*** Information provided
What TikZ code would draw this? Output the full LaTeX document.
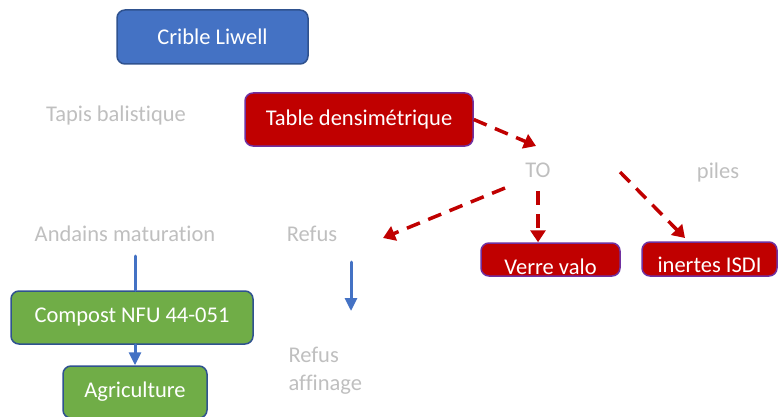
\documentclass[tikz,border=0pt]{standalone}
\usepackage{fontspec}
\setmainfont{Carlito}[Ligatures=NoCommon]
\usetikzlibrary{arrows.meta}
\definecolor{bleu}{HTML}{4472C4}
\definecolor{bleufonce}{HTML}{2F528F}
\definecolor{rouge}{HTML}{C00000}
\definecolor{violet}{HTML}{7030A0}
\definecolor{vert}{HTML}{70AD47}

\begin{document}
\begin{tikzpicture}[line cap=round,line join=round,x=1pt,y=-1pt,
  boite/.style={rounded corners=8pt,line width=1.5pt,text=white,inner sep=0pt,font=\fontsize{22.5}{24}\selectfont},
  boxbleue/.style={boite,fill=bleu,draw=bleufonce},
  boxrouge/.style={boite,fill=rouge,draw=violet},
  boxverte/.style={boite,fill=vert,draw=bleufonce},
  gris/.style={text=gray!50,font=\fontsize{22.5}{28}\selectfont},
  tirets/.style={draw=rouge,line width=3.5pt,line cap=butt,dash pattern=on 14pt off 9pt,-{Triangle[length=12pt,width=15pt]}},
  fleche/.style={draw=bleu,line width=3pt,-{Triangle[length=13pt,width=12pt]}},
  trait/.style={draw=bleu,line width=3pt}]
\useasboundingbox (0,0) rectangle (778,417);

\node[boxbleue,minimum width=191pt,minimum height=54pt] (crible) at (212.5,37) {Crible Liwell};
\node[boxrouge,minimum width=228pt,minimum height=53pt] (table) at (359,119.5) {Table densimétrique};
\node[boxrouge,minimum width=139pt,text height=29pt,text depth=0pt,inner ysep=2pt] (verre) at (550.5,259.5) {Verre valo};
\node[boxrouge,minimum width=135pt,text height=27pt,text depth=0pt,inner ysep=3.5pt] (inertes) at (709.5,259) {inertes ISDI};
\node[boxverte,minimum width=242pt,minimum height=53pt] (compost) at (132,317.5) {Compost NFU 44-051};
\node[boxverte,minimum width=144pt,minimum height=52pt] (agri) at (135,392) {Agriculture};

\node[gris] (tapis) at (116,116) {Tapis balistique};
\node[gris] (to) at (538,170) {TO};
\node[gris] (piles) at (718,173) {piles};
\node[gris] (andains) at (125,234) {Andains maturation};
\node[gris] (refus) at (312,234) {Refus};
\node[gris,align=left,anchor=north west] (affinage) at (285,344) {Refus\\affinage};

\coordinate (t1) at (536,146);
\coordinate (t2) at (505,188);
\coordinate (t3) at (383,238);
\coordinate (t4) at (620,172);
\coordinate (t5) at (685,238);
\coordinate (a1) at (135,256);
\coordinate (r1) at (351,262);
\coordinate (r2) at (351,311);

\draw[tirets] (table.east) -- (t1);
\draw[tirets] (t2) -- (t3);
\draw[tirets] ([yshift=-10pt]to.south) -- (verre.north -| to);
\draw[tirets] (t4) -- (t5);

\draw[trait] (a1) -- (a1 |- compost.north);
\draw[fleche] (compost.south -| agri) -- (agri.north);
\draw[fleche] (r1) -- (r2);
\end{tikzpicture}
\end{document}
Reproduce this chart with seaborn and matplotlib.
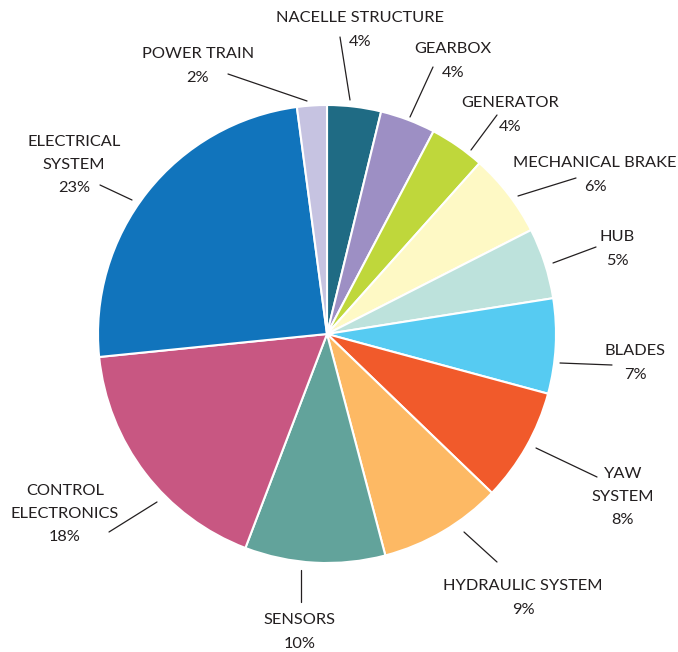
import matplotlib
matplotlib.use("Agg")
import matplotlib.pyplot as plt
import seaborn as sns

# data: component slices, clockwise from top (slice sizes)
components = ["NACELLE STRUCTURE", "GEARBOX", "GENERATOR", "MECHANICAL BRAKE", "HUB", "BLADES",
              "YAW\nSYSTEM", "HYDRAULIC SYSTEM", "SENSORS", "CONTROL\nELECTRONICS",
              "ELECTRICAL\nSYSTEM", "POWER TRAIN"]
shares = [3.8, 3.9, 3.9, 5.9, 5.0, 6.7, 8.0, 8.7, 9.9, 17.6, 24.5, 2.1]
pct_labels = ["4%", "4%", "4%", "6%", "5%", "7%", "8%", "9%", "10%", "18%", "23%", "2%"]
colors = ["#1f6b84", "#9d8fc4", "#bfd73b", "#fef9c5", "#bde2dc", "#56cbf2",
          "#f15a2b", "#fdb964", "#62a39b", "#c85782", "#1174bc", "#c6c3e1"]

# label layout in pixel coords (x, y of text block centre)
label_pos = [(360, 30), (453, 61), (510, 115), (595, 175), (617, 249), (635, 363),
             (623, 497), (523, 598), (300, 632), (65, 514), (74, 165), (198, 66)]
# leader lines in pixel coords: (x0, y0, x1, y1)
leaders = [(340, 37, 350, 100), (433, 67, 410, 117), (497, 115, 471, 150),
           (576, 178, 518, 196), (596, 247, 553, 263), (612, 365, 560, 363),
           (597, 477, 536, 448), (497, 562, 464, 532), (301, 570, 301, 602),
           (109, 532, 157, 502), (100, 185, 132, 200), (228, 74, 307, 101)]

W, H = 678, 652
sns.set_theme(style="white")
plt.rcParams["font.family"] = ["Lato", "DejaVu Sans"]

fig = plt.figure(figsize=(W / 100, H / 100), dpi=100)
ax = fig.add_axes([0, 0, 1, 1])

ax.pie(shares, colors=colors, startangle=90, counterclock=False,
       center=(327, H - 334), radius=229,
       wedgeprops=dict(edgecolor="white", linewidth=1.5))

ax.set_xlim(0, W)
ax.set_ylim(0, H)
ax.set_aspect("equal")
ax.axis("off")

text_color = "#231f20"
for name, pct, (x, y) in zip(components, pct_labels, label_pos):
    ax.text(x, H - y, f"{name}\n{pct}", ha="center", va="center",
            fontsize=11.8, color=text_color, linespacing=1.85)

for x0, y0, x1, y1 in leaders:
    ax.plot([x0, x1], [H - y0, H - y1], color=text_color, linewidth=0.9)

fig.savefig("out.png", dpi=100)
******
Exercise:
From the data above, pick out each line containing "seaborn" and copy it.

Solution to this exercise:
Reproduce this chart with seaborn and matplotlib.
import seaborn as sns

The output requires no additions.